The European Bank for Reconstruction and Development (EBRD) is giving its shareholders more breathing room to fulfill their financial commitments to a 2023 capital expansion plan. The extension, announced by EBRD President Odile Renaud-Basso on Monday, gives key stakeholders — including its top shareholder, the United States — until the end of 2025 to make good on their pledges.
So far, just over 60% of the institution’s 75 members — a group that includes Japan and nearly all EU nations — have either completed or begun the payment process for the recapitalization approved late last year. The remaining shareholders, including the U.S. with its 10% stake, now have a fresh deadline.
“We’ve extended the subscription period through year-end,” Renaud-Basso said ahead of the EBRD’s annual summit in London. “Setting deadlines is often a way to create momentum — but we’re always prepared to push them back when necessary.”

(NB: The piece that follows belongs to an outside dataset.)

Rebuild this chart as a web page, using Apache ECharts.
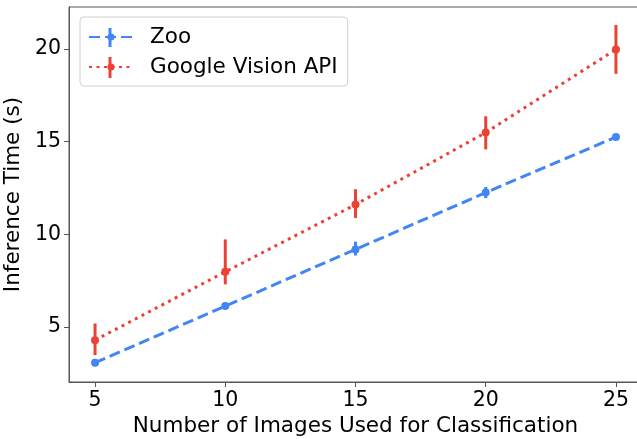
<!DOCTYPE html>
<html>
<head>
<meta charset="utf-8">
<script src="https://cdn.jsdelivr.net/npm/echarts@6/dist/echarts.min.js"></script>
<style>
  html, body { margin: 0; padding: 0; background: #fff; }
  #chart { width: 637px; height: 439px; }
</style>
</head>
<body>
<div id="chart"></div>
<script>
const sizes = [5, 10, 15, 20, 25];
const zooTime = [3.06, 6.12, 9.18, 12.25, 15.25];
const zooLow = [3.0, 6.05, 8.85, 11.95, 15.18];
const zooHigh = [3.12, 6.19, 9.6, 12.55, 15.32];
const googleTime = [4.28, 7.97, 11.6, 15.49, 19.98];
const googleLow = [3.47, 7.29, 10.88, 14.58, 18.66];
const googleHigh = [5.18, 9.72, 12.43, 16.37, 21.3];
const xTicks = [5, 10, 15, 20, 25];
const yTicks = [5, 10, 15, 20];

const BLUE = '#4285f4';
const RED = '#ea4335';
const FONT = 'DejaVu Sans';

const chart = echarts.init(document.getElementById('chart'), null, { renderer: 'canvas' });

function errorBars(name, low, high, color) {
  return {
    name: name + ' err',
    type: 'custom',
    z: 3,
    silent: true,
    data: sizes.map((x, i) => [x, low[i], high[i]]),
    encode: { x: 0, y: [1, 2] },
    renderItem: function (params, api) {
      const lo = api.coord([api.value(0), api.value(1)]);
      const hi = api.coord([api.value(0), api.value(2)]);
      return {
        type: 'line',
        shape: { x1: lo[0], y1: lo[1], x2: hi[0], y2: hi[1] },
        style: { stroke: color, lineWidth: 3 }
      };
    }
  };
}

function lineSeries(name, values, color, dash) {
  return {
    name: name,
    type: 'line',
    z: 4,
    data: sizes.map((x, i) => [x, values[i]]),
    symbol: 'circle',
    symbolSize: 8,
    itemStyle: { color: color },
    lineStyle: { color: color, width: 3, type: dash, cap: 'butt' },
    emphasis: { disabled: true }
  };
}

const option = {
  backgroundColor: '#ffffff',
  animation: false,
  grid: {
    left: 69, top: 7, right: -5, bottom: 57,
    containLabel: false, outerBoundsMode: 'none',
    show: true, borderColor: '#555', borderWidth: 1
  },
  legend: {
    data: ['Zoo', 'Google Vision API'],
    orient: 'vertical',
    left: 80, top: 17,
    padding: [9, 10, 8, 8],
    itemWidth: 44, itemHeight: 9, itemGap: 8,
    borderColor: '#d0d0d0', borderWidth: 1, borderRadius: 4,
    backgroundColor: 'rgba(255,255,255,0.8)',
    textStyle: { fontFamily: FONT, fontSize: 21.5, color: '#000', padding: [0, 0, 0, 12] }
  },
  xAxis: {
    type: 'value', min: 4, max: 26,
    name: 'Number of Images Used for Classification',
    nameLocation: 'middle', nameGap: 32,
    nameTextStyle: { fontFamily: FONT, fontSize: 21.5, color: '#000' },
    splitLine: { show: false },
    axisLine: { show: true, onZero: false, lineStyle: { color: '#555', width: 1 } },
    axisTick: { show: true, length: 5, customValues: xTicks, lineStyle: { color: '#555' } },
    axisLabel: { customValues: xTicks, fontFamily: FONT, fontSize: 20.5, color: '#000', margin: 8 }
  },
  yAxis: {
    type: 'value', min: 2.02, max: 22.27,
    name: 'Inference Time (s)',
    nameLocation: 'middle', nameGap: 32,
    nameTextStyle: { fontFamily: FONT, fontSize: 21.5, color: '#000' },
    splitLine: { show: false },
    axisLine: { show: true, onZero: false, lineStyle: { color: '#555', width: 1 } },
    axisTick: { show: true, length: 5, customValues: yTicks, lineStyle: { color: '#555' } },
    axisLabel: { customValues: yTicks, fontFamily: FONT, fontSize: 20.5, color: '#000', margin: 8 }
  },
  series: [
    errorBars('Zoo', zooLow, zooHigh, BLUE),
    errorBars('Google Vision API', googleLow, googleHigh, RED),
    lineSeries('Zoo', zooTime, BLUE, [11, 5]),
    lineSeries('Google Vision API', googleTime, RED, [3, 4.5])
  ],
  graphic: [
    { type: 'line', z: 100, shape: { x1: 110, y1: 28, x2: 110, y2: 47 }, style: { stroke: BLUE, lineWidth: 3 } },
    { type: 'line', z: 100, shape: { x1: 110, y1: 57, x2: 110, y2: 78 }, style: { stroke: RED, lineWidth: 3 } }
  ]
};

chart.setOption(option);
</script>
</body>
</html>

The U.S. Treasury has yet to comment on its contribution, which has become a focal point amid shifting attitudes in Washington toward global development financing. Under former President Donald Trump, U.S. support for institutions like the EBRD and World Bank cooled, with development spending scaled back or reallocated.The U.S. is currently expected to contribute $3.2 billion to the World Bank’s International Development Association — falling short of the full $4 billion promised under President Joe Biden. The decision has raised questions about Washington’s broader commitment to multilateral lending institutions.
Despite the uncertainty, Renaud-Basso stressed that the EBRD remains in robust health. “Our financial foundation is extremely strong — we’ve seen excellent results since 2023,” she said. Even if the U.S. chooses not to subscribe to the capital increase, it will retain its status as the largest shareholder, though its proportional stake would shrink relative to others.

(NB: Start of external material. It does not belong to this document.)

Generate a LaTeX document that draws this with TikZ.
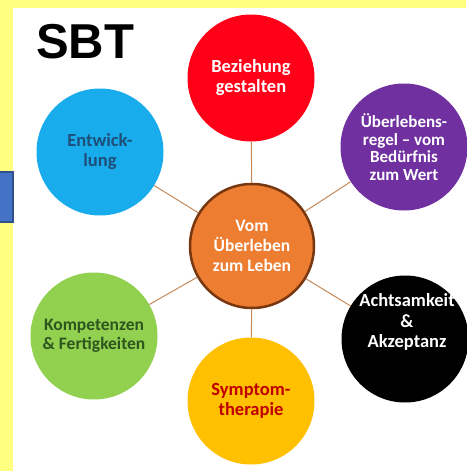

She reaffirmed that the EBRD will stay focused on core development priorities such as clean energy, climate resilience, and gender equity — including initiatives to support women entrepreneurs. These themes have sometimes clashed with political objections from the Trump administration, which has questioned the role of climate finance at other global banks.
“Our green investments are based on solid economic logic — enhancing energy efficiency and energy security,” Renaud-Basso noted.
In addition to financial updates, the EBRD is poised to broaden its geographic footprint. The board is expected to greenlight the bank’s expansion into Nigeria, Ivory Coast, and Benin, extending its influence deeper into Sub-Saharan Africa.
Renaud-Basso emphasized that global instability — from trade disputes to geopolitical flashpoints like Ukraine — makes institutions like the EBRD more critical than ever.
“We are operating in a world of heightened uncertainty,” she said. “That only reinforces the need for strong, responsive development finance institutions.”